### Set problem
From the data that follows, copy every line holding the string "this".
━━━━━ Records supplied
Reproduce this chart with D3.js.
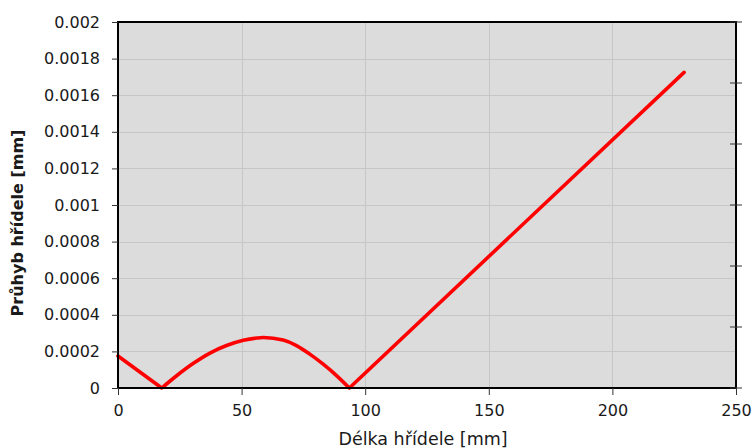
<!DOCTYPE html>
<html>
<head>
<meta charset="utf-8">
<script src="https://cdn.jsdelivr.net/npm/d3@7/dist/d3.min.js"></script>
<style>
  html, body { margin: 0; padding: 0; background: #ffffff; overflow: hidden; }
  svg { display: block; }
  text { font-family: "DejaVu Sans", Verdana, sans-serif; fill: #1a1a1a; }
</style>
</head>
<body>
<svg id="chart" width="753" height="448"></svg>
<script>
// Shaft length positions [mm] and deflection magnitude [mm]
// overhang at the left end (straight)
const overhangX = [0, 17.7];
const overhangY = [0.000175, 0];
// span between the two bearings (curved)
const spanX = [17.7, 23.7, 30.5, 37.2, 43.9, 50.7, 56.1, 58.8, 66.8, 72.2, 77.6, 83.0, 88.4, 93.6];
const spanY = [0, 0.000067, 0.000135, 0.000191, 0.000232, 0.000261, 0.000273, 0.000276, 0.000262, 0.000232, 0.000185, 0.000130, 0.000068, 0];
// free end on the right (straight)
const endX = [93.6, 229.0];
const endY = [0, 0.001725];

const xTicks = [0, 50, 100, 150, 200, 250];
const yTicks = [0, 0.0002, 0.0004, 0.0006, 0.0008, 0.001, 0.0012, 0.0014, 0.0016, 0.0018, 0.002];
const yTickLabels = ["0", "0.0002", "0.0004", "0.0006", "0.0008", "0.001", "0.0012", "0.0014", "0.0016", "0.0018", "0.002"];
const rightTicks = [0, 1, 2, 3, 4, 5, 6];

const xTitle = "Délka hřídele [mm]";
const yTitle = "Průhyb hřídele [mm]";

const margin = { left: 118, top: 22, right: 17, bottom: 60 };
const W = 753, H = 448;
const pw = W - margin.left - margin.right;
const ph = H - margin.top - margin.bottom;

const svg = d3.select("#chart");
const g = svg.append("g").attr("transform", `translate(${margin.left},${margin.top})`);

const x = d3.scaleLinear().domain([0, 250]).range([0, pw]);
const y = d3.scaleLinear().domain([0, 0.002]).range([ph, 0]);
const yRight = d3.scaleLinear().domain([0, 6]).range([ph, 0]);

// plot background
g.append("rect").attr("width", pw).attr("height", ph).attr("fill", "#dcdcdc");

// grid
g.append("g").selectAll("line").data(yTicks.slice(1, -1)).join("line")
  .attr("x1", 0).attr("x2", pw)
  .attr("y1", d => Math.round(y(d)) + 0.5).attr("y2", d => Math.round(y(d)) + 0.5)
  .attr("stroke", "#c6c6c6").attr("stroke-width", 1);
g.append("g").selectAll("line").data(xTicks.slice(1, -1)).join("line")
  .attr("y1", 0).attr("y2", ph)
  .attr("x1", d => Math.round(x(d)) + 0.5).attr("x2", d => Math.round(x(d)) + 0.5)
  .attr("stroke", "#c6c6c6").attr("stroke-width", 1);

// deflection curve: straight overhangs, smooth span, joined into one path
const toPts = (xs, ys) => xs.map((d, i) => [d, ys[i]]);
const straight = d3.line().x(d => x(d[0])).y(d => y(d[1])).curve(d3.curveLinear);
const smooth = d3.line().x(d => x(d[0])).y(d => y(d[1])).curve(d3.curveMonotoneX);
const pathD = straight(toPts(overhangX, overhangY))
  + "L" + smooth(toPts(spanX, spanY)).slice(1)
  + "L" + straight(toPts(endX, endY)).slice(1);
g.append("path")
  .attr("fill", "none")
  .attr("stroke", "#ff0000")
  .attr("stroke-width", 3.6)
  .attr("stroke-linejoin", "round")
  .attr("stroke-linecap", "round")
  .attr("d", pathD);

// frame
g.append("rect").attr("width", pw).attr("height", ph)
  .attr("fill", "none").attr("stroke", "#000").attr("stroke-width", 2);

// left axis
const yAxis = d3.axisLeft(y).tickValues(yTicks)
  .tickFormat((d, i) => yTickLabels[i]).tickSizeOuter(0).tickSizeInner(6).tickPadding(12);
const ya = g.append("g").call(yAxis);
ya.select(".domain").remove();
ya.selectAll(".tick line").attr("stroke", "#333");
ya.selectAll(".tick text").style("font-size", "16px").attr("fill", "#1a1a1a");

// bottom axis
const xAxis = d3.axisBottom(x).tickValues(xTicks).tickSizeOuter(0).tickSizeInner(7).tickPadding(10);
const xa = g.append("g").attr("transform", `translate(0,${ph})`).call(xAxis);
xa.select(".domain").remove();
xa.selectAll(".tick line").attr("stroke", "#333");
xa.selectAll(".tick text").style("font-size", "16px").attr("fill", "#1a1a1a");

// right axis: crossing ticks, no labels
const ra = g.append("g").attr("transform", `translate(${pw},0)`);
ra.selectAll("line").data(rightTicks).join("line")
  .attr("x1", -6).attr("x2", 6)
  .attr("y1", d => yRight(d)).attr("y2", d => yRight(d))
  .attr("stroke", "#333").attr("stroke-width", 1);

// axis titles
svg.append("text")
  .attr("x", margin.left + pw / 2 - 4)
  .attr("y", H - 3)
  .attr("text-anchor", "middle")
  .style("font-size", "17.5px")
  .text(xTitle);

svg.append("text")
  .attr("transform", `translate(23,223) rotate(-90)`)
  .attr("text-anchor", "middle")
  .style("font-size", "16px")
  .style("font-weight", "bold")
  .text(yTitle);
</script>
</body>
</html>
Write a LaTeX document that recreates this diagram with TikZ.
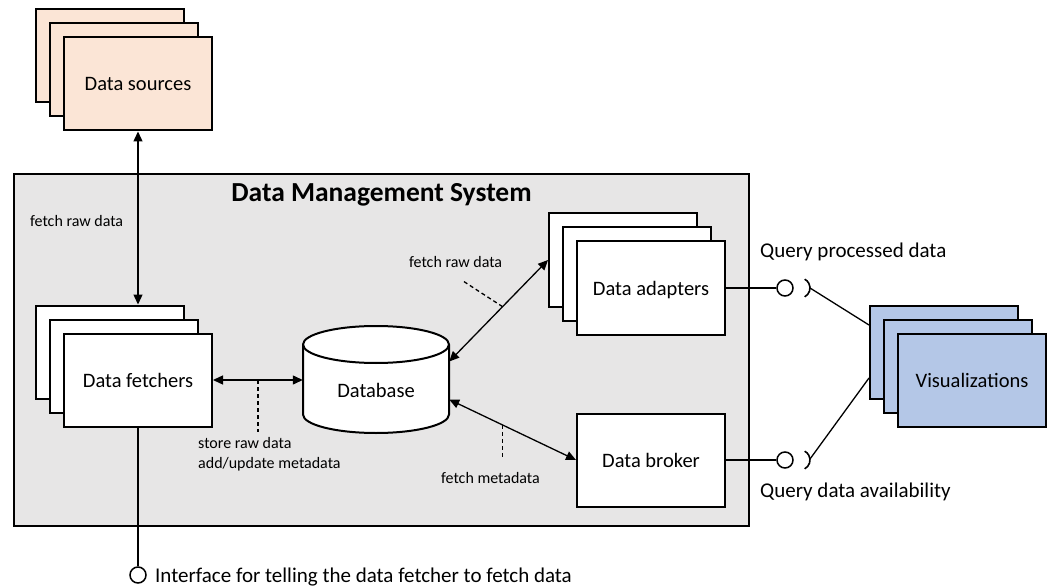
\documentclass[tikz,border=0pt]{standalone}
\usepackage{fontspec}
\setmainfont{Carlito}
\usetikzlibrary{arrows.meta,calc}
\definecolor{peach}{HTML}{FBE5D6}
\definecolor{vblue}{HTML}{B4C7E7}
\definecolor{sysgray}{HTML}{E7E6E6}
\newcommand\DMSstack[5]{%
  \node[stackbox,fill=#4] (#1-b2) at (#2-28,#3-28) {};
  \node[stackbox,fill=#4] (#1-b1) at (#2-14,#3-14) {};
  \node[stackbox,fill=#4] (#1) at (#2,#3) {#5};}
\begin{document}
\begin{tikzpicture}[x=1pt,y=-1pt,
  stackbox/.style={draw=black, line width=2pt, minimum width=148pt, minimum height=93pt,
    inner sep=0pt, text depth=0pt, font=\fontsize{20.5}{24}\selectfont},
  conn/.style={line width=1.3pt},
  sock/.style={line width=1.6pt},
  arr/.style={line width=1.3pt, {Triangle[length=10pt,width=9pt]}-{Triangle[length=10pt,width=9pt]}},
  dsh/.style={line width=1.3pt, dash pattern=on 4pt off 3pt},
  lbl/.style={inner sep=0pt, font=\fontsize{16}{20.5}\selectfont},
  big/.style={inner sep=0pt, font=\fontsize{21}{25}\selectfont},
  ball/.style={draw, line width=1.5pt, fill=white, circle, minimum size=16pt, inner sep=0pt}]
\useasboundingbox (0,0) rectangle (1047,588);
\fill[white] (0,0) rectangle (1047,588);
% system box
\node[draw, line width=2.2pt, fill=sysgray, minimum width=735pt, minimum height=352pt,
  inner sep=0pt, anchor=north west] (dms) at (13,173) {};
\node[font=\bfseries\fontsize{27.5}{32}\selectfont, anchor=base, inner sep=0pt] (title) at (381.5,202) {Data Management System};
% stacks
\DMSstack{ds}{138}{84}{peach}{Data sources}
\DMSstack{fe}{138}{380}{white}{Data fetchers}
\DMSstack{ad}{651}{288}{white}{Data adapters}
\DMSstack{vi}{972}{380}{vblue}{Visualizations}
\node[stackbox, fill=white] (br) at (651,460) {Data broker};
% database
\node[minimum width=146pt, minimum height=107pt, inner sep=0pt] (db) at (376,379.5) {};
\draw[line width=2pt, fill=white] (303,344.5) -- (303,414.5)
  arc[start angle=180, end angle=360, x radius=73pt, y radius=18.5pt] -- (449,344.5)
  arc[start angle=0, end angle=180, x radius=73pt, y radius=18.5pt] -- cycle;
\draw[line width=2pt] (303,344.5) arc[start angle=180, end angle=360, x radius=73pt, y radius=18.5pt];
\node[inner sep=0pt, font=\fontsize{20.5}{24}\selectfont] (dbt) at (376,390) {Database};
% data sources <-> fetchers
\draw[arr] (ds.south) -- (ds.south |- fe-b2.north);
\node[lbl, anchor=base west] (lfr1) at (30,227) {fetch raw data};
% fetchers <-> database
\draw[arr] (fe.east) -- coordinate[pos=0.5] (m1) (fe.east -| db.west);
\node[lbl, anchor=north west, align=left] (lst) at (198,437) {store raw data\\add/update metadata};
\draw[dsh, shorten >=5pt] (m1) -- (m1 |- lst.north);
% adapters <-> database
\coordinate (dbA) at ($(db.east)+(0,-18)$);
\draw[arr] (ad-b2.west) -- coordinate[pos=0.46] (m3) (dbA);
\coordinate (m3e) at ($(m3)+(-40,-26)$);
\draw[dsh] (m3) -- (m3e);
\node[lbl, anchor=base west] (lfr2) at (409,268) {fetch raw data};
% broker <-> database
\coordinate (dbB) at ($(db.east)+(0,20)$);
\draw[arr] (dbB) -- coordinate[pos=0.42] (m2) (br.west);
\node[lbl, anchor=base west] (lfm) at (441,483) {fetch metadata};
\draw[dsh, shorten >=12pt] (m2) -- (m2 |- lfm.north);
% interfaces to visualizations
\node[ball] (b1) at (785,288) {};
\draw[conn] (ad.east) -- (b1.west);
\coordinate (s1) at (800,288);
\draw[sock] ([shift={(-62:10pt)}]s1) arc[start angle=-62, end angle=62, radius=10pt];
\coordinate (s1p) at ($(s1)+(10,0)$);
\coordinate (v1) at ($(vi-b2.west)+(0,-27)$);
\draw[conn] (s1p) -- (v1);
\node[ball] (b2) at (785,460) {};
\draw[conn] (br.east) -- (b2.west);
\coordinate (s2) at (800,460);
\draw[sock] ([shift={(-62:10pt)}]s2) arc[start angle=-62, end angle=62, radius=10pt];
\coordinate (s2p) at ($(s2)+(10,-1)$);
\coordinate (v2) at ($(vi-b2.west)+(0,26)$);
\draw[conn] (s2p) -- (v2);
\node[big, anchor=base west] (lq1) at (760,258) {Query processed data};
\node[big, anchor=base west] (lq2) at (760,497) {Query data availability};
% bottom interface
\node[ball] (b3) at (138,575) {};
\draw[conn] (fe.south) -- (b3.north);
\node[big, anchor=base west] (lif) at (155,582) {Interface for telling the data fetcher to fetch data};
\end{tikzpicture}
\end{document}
━━━━━━━━━━
### Correct output
Reproduce this chart with D3.js.
Write a LaTeX document that recreates this diagram with TikZ.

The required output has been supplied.